When asked whether the company can keep delivering better results quarter after quarter, Velez cited 1.5 million new customers per month, rising revenue per customer and a flat cost structure as reasons to be optimistic.

“More revenue with a cost structure that is flat means pretty significant opportunity to see net income go up for a very long time,” he said in the interview. “More or less 50% of the people working at Nubank today are working on products that are generating zero revenue. So while we’re profitable, we’re investing a ton of money into future growth and hopefully a lot of those bets play out.”
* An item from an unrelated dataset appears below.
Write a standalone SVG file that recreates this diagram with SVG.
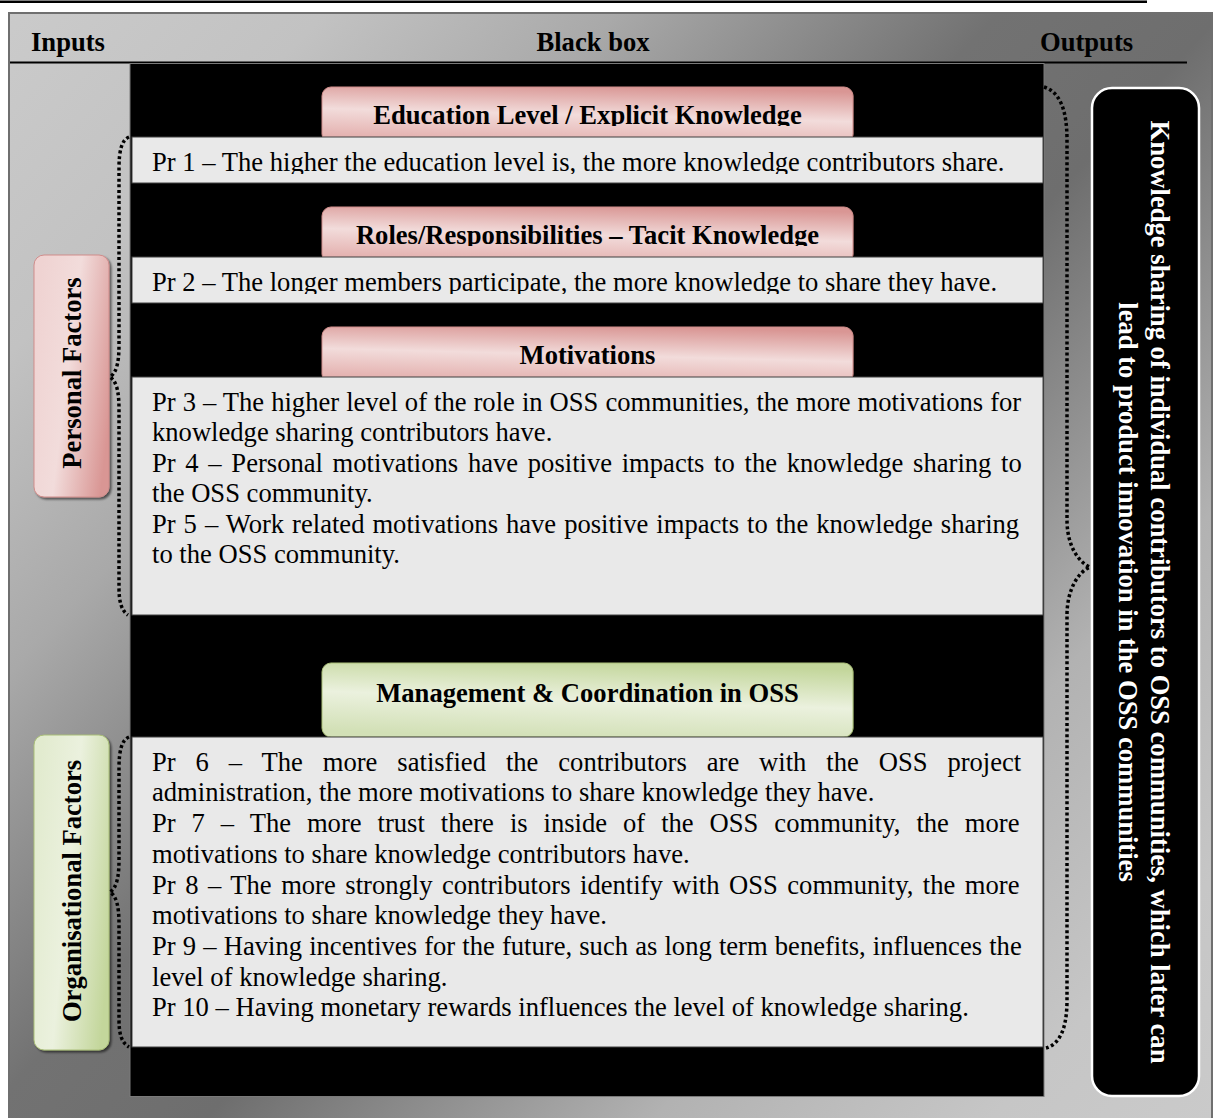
<svg xmlns="http://www.w3.org/2000/svg" width="1216" height="1118" viewBox="0 0 1216 1118">
  <defs>
    <!-- diagonal grey backdrop of the whole figure -->
    <linearGradient id="bg" gradientUnits="userSpaceOnUse" x1="0" y1="0" x2="1216" y2="1118">
      <stop offset="0" stop-color="#cbcbcb"/>
      <stop offset="0.15" stop-color="#c2c2c2"/>
      <stop offset="0.28" stop-color="#a9a9a9"/>
      <stop offset="0.45" stop-color="#727272"/>
      <stop offset="0.55" stop-color="#6e6e6e"/>
      <stop offset="0.75" stop-color="#b2b2b2"/>
      <stop offset="0.9" stop-color="#c6c6c6"/>
      <stop offset="1" stop-color="#cacaca"/>
    </linearGradient>
    <linearGradient id="pinkH" x1="0.62" y1="0" x2="0.38" y2="1">
      <stop offset="0" stop-color="#d99694"/>
      <stop offset="0.5" stop-color="#f2dcdb"/>
      <stop offset="1" stop-color="#e3aeac"/>
    </linearGradient>
    <linearGradient id="pinkV" x1="0" y1="0.3" x2="1" y2="0.7">
      <stop offset="0" stop-color="#efd3d2"/>
      <stop offset="0.45" stop-color="#f2dcdb"/>
      <stop offset="1" stop-color="#d99694"/>
    </linearGradient>
    <linearGradient id="greenH" x1="0.62" y1="0" x2="0.38" y2="1">
      <stop offset="0" stop-color="#c3d69b"/>
      <stop offset="0.5" stop-color="#ebf1de"/>
      <stop offset="1" stop-color="#d2e0b6"/>
    </linearGradient>
    <linearGradient id="greenV" x1="0" y1="0.3" x2="1" y2="0.7">
      <stop offset="0" stop-color="#e2ebcf"/>
      <stop offset="0.45" stop-color="#ebf1de"/>
      <stop offset="1" stop-color="#c3d69b"/>
    </linearGradient>
    <filter id="shadow" x="-10%" y="-10%" width="120%" height="130%">
      <feDropShadow dx="2" dy="2" stdDeviation="1" flood-color="#000" flood-opacity="0.55"/>
    </filter>
    <!-- text areas of the shapes cut their lines off -->
    <clipPath id="clipH1"><rect x="322" y="87" width="531" height="39"/></clipPath>
    <clipPath id="clipH2"><rect x="322" y="207" width="531" height="39"/></clipPath>
    <clipPath id="clipH3"><rect x="322" y="327" width="531" height="39"/></clipPath>
    <clipPath id="clipP1"><rect x="132" y="137" width="911" height="37"/></clipPath>
    <clipPath id="clipP2"><rect x="132" y="257" width="911" height="37"/></clipPath>
  </defs>
  <style>
    text { font-family: "Liberation Serif", "Times New Roman", serif; font-size: 26.6px; fill: #000; }
    .b { font-weight: bold; }
    .mid { text-anchor: middle; }
    .white { fill: #fff; }
    .panel { fill: #e9e9e9; stroke: #404040; stroke-width: 1; }
    .pinkH { fill: url(#pinkH); stroke: #d08d8b; stroke-width: 1; filter: url(#shadow); }
    .pinkV { fill: url(#pinkV); stroke: #d08d8b; stroke-width: 1; filter: url(#shadow); }
    .greenH { fill: url(#greenH); stroke: #aabf78; stroke-width: 1; filter: url(#shadow); }
    .greenV { fill: url(#greenV); stroke: #aabf78; stroke-width: 1; filter: url(#shadow); }
    .brace { fill: none; stroke: #000; stroke-width: 3.5; stroke-dasharray: 3 2.6; }
  </style>

  <!-- page rule above the figure -->
  <rect x="0" y="0.5" width="1147" height="2.5" fill="#000"/>

  <!-- figure frame and header row -->
  <g id="frame">
    <rect x="9" y="13" width="1203" height="1115" fill="url(#bg)" stroke="#6f6f6f" stroke-width="2"/>
    <rect x="10" y="61.5" width="1177" height="2" fill="#000"/>
    <text class="b" x="31" y="51">Inputs</text>
    <text class="b mid" x="593" y="51">Black box</text>
    <text class="b" x="1040" y="51">Outputs</text>
  </g>

  <!-- central black box -->
  <g id="black-box">
    <rect x="130" y="63.5" width="914" height="1033" fill="#000" stroke="#7a7a7a" stroke-width="1"/>
  </g>

  <!-- personal factors -->
  <g id="education-header">
    <rect class="pinkH" x="322" y="87" width="531" height="56" rx="9"/>
    <text class="b mid" x="587.5" y="123.5" clip-path="url(#clipH1)">Education Level / Explicit Knowledge</text>
  </g>
  <g id="pr1">
    <rect class="panel" x="132" y="137" width="911" height="46"/>
    <text x="152" y="170.7" clip-path="url(#clipP1)">Pr 1 – The higher the education level is, the more knowledge contributors share.</text>
  </g>

  <g id="roles-header">
    <rect class="pinkH" x="322" y="207" width="531" height="56" rx="9"/>
    <text class="b mid" x="587.5" y="243.5" clip-path="url(#clipH2)">Roles/Responsibilities – Tacit Knowledge</text>
  </g>
  <g id="pr2">
    <rect class="panel" x="132" y="257" width="911" height="46"/>
    <text x="152" y="290.7" clip-path="url(#clipP2)">Pr 2 – The longer members participate, the more knowledge to share they have.</text>
  </g>

  <g id="motivations-header">
    <rect class="pinkH" x="322" y="327" width="531" height="56" rx="9"/>
    <text class="b mid" x="587.5" y="363.5" clip-path="url(#clipH3)">Motivations</text>
  </g>
  <g id="pr3-5">
    <rect class="panel" x="132" y="377" width="911" height="238"/>
    <text x="152" y="410.7" word-spacing="0.37">Pr 3 – The higher level of the role in OSS communities, the more motivations for</text>
    <text x="152" y="441.2">knowledge sharing contributors have.</text>
    <text x="152" y="471.7" word-spacing="3.05">Pr 4 – Personal motivations have positive impacts to the knowledge sharing to</text>
    <text x="152" y="502.2">the OSS community.</text>
    <text x="152" y="532.7" word-spacing="1.33">Pr 5 – Work related motivations have positive impacts to the knowledge sharing</text>
    <text x="152" y="563.2">to the OSS community.</text>
  </g>

  <!-- organisational factors -->
  <g id="management-header">
    <rect class="greenH" x="322" y="663" width="531" height="74" rx="9"/>
    <text class="b mid" x="587.5" y="702">Management &amp; Coordination in OSS</text>
  </g>
  <g id="pr6-10">
    <rect class="panel" x="132" y="737" width="911" height="310"/>
    <text x="152" y="770.7" word-spacing="13.27">Pr 6 – The more satisfied the contributors are with the OSS project</text>
    <text x="152" y="801.4">administration, the more motivations to share knowledge they have.</text>
    <text x="152" y="832.1" word-spacing="9.31">Pr 7 – The more trust there is inside of the OSS community, the more</text>
    <text x="152" y="862.8">motivations to share knowledge contributors have.</text>
    <text x="152" y="893.5" word-spacing="2.86">Pr 8 – The more strongly contributors identify with OSS community, the more</text>
    <text x="152" y="924.2">motivations to share knowledge they have.</text>
    <text x="152" y="954.9" word-spacing="0.51">Pr 9 – Having incentives for the future, such as long term benefits, influences the</text>
    <text x="152" y="985.6">level of knowledge sharing.</text>
    <text x="152" y="1016.3">Pr 10 – Having monetary rewards influences the level of knowledge sharing.</text>
  </g>

  <!-- input labels -->
  <g id="personal-factors">
    <rect class="pinkV" x="34" y="255" width="75" height="242" rx="10"/>
    <text class="b mid" transform="translate(81 373) rotate(-90)">Personal Factors</text>
  </g>
  <g id="organisational-factors">
    <rect class="greenV" x="34" y="735" width="75" height="315" rx="10"/>
    <text class="b mid" transform="translate(81 891) rotate(-90)">Organisational Factors</text>
  </g>

  <!-- output -->
  <g id="output">
    <rect x="1092" y="88" width="107" height="1008" rx="20" fill="#000" stroke="#fff" stroke-width="2.5"/>
    <g transform="translate(1151 592) rotate(90)">
      <text class="b mid white" x="0" y="0">Knowledge sharing of individual contributors to OSS communities, which later can</text>
      <text class="b mid white" x="0" y="32">lead to product innovation in the OSS communities</text>
    </g>
  </g>

  <!-- dotted braces grouping the propositions -->
  <g id="connectors">
    <path class="brace" d="M129,137 C122,140 119,150 119,168 L119,345 C119,364 116,373 110,377 C116,381 119,390 119,409 L119,588 C119,603 122,611 128,615"/>
    <path class="brace" d="M129,737 C122,740 119,750 119,768 L119,860 C119,879 116,888 110,892 C116,896 119,905 119,924 L119,1020 C119,1035 122,1043 129,1047"/>
    <path class="brace" d="M1044,87 C1060,92 1067,110 1067,140 L1067,520 C1067,545 1078,562 1090,567 C1078,572 1067,590 1067,615 L1067,1000 C1067,1028 1060,1044 1046,1048"/>
  </g>
</svg>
Nubank has named co-founder Cristina Junqueira as chief growth officer responsible for driving new markets. Junqueira, who is probably the most successful — and wealthy — female tech founder in the region, recalled in the early days answering all customer support calls from her mobile phone.

Despite early progress, there’s no guarantee that the success found in Brazil will replicate in all other markets.

Nubank’s growth in Brazil will have to be through a broader range of services per client as it nears a maturation level in number of customers. Some of the new targets include teenagers under 18 and higher income clients.

In Mexico, it’s working with regulators to obtain a banking license as it faces greater competition in the fintech space. Interest rate caps in Colombia are proving difficult to navigate to build its credit business there.

“The risk is that meeting such high expectations may not necessarily be in the best interest of Nu,” Banco BTG Pactual SA analysts led by Eduardo Rosman wrote in a February report. “We’re constructive on Nu’s future but remain a bit concerned about the stock price and valuation, as we fear investors price Nu as if it’s running a sprint.”

The sour note to the earnings report was a bigger-than-expected jump in bad loans for the quarter, which executives attributed to seasonality and a more aggressive push to expand the lending book.

Besides early investors like Sequoia, Tencent Holdings Ltd. and Berkshire Hathaway Inc., global hedge funds have been building bigger positions lately. 

A recent advertising campaign beamed through the Las Vegas Sphere to mark 100 million customers raised the question of whether a US expansion could be in the works.

“It seems like a lot, but 100 million is very little,” Velez said at the event. “We have decades in front of us to keep refreshing everything that we’ve been building for 12 years and to lead this great transformation of global financial services.”